Her breath is sharp, shuddering, and he wonders if he’s said the wrong thing. He doesn’t know if “them” refers to the suits at the Bureau or their indomitable superiors or the citizens of Reticula or God himself. He breathes against her, tightens his grip, decides, fuck ‘em all.

She sniffs, and he can feel the heat of her pressed to him, bare, little more than a damp t-shirt between them. It takes all his effort to let go when she pulls away, and he averts his eyes as she wraps herself in the towel.

She tucks a lock of red-burned hair behind her ear, a nervous habit. “I’m sorry, I, um—”

“If I were a lesser man, Scully,” he whispers drily, and her sudden laughter is bubbling and warm, a salve to their shared wounds.

She tips her face to his, one eyebrow in a slender arc, her eyes damp and wry. “A lesser man, Mulder? What are you implying?”

Her closeness, coupled with the subtle innuendo, catches him off guard. He’s suddenly terrified she might kiss him, more terrified because he would let it happen, a wonderful and dangerous thought.

Something ethereal whispers at the edge of his mind’s eye, and he resists the urge to check the back of her neck for bees.

Instead, he takes a step backwards, toward the door. “I’ll, uh, wait outside. Pizza?”

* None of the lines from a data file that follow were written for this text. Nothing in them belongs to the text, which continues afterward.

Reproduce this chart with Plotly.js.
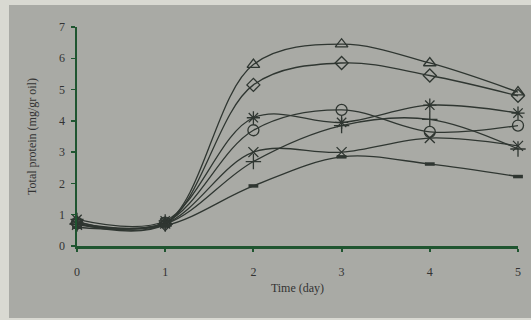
<!DOCTYPE html>
<html>
<head>
<meta charset="utf-8">
<script src="https://cdn.plot.ly/plotly-3.0.1.min.js"></script>
<style>
html,body{margin:0;padding:0;width:531px;height:320px;background:#d9d9d2;overflow:hidden;}
#chart{position:absolute;left:9px;top:5px;width:522px;height:313px;}
</style>
</head>
<body>
<div id="chart"></div>
<script>
var days = [0, 1, 2, 3, 4, 5];
var triangleSeries = [0.78, 0.72, 5.8, 6.45, 5.85, 4.92];
var diamondSeries  = [0.72, 0.70, 5.15, 5.85, 5.45, 4.8];
var asteriskSeries = [0.85, 0.80, 4.1, 3.95, 4.5, 4.25];
var circleSeries   = [0.75, 0.75, 3.7, 4.35, 3.65, 3.85];
var plusSeries     = [0.70, 0.70, 2.7, 3.85, 4.05, 3.1];
var xSeries        = [0.68, 0.72, 3.0, 3.0, 3.45, 3.2];
var dashSeries     = [0.60, 0.65, 1.92, 2.85, 2.62, 2.22];
var xTicks = [0, 1, 2, 3, 4, 5];
var yTicks = [0, 1, 2, 3, 4, 5, 6, 7];

var lineColor = '#2f3631';
var axisGreen = '#1f5530';

function tr(y, symbol, size, mlw) {
  return {
    x: days, y: y, type: 'scatter', mode: 'lines+markers',
    line: {color: lineColor, width: 1.3, shape: 'spline', smoothing: 1},
    marker: {symbol: symbol, size: size, color: lineColor,
             line: {color: lineColor, width: mlw}},
    cliponaxis: false, showlegend: false, hoverinfo: 'skip'
  };
}

var data = [
  tr(triangleSeries, 'triangle-up-open', 11, 1.3),
  tr(diamondSeries, 'diamond-open', 10, 1.3),
  tr(asteriskSeries, 'asterisk-open', 11, 1.3),
  tr(circleSeries, 'circle-open', 11, 1.3),
  tr(plusSeries, 'cross-thin-open', 11, 1.3),
  tr(xSeries, 'x-thin-open', 10, 1.3),
  tr(dashSeries, 'line-ew-open', 7, 3.5)
];

var txt = {family: 'Liberation Serif, serif', size: 12, color: '#333'};

var layout = {
  width: 522, height: 313,
  margin: {l: 68, r: 13, t: 22, b: 72},
  paper_bgcolor: '#a9aaa5',
  plot_bgcolor: 'rgba(0,0,0,0)',
  font: txt,
  xaxis: {
    range: [0, 5], tickvals: xTicks, ticktext: xTicks.map(String),
    showgrid: false, zeroline: false, showline: true,
    linecolor: axisGreen, linewidth: 2.5,
    ticks: 'outside', ticklen: 3, tickwidth: 2, tickcolor: axisGreen,
    ticklabelstandoff: 10,
    tickfont: txt,
    title: {text: 'Time (day)', standoff: 6, font: txt},
    automargin: false
  },
  yaxis: {
    range: [0, 7], tickvals: yTicks, ticktext: yTicks.map(String),
    showgrid: false, zeroline: false, showline: true,
    linecolor: axisGreen, linewidth: 2.5,
    ticks: 'outside', ticklen: 4, tickwidth: 1.5, tickcolor: axisGreen,
    ticklabelstandoff: 3,
    tickfont: txt,
    title: {text: 'Total protein (mg/gr oil)', standoff: 20, font: txt},
    automargin: false
  }
};

Plotly.newPlot('chart', data, layout, {staticPlot: true, displayModeBar: false});
</script>
</body>
</html>
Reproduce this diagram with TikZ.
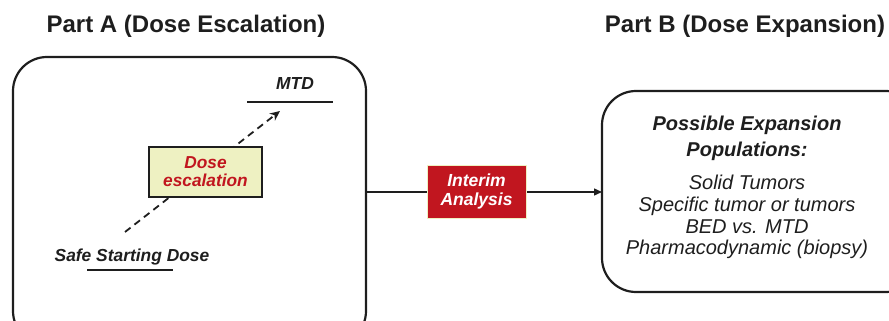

“No peppers this time,” she agrees, turning away, showing him the line of her back, her shoulders squared. He watches a drop of water roll down the gentle arch of her spine, absorbed by the edge of the towel. “I’ll be out in a minute.”

He makes it to the threshold, but can’t resist; has her pull always been this strong? He turns, watches her reflection, a ghost coming to life in the mirror.

“Hey, Scully?”

“Mmm?”

“Thanks.”

“For what?”

For coming back. For staying.

He opens his mouth to say it, but in the end, what he wants to say and what he’ll allow himself to say are two different things.

He shrugs. “For…leaving the door open, I guess.”

Her smile is faint, but genuine; enough for now.

The spirit catches his eye and fades away.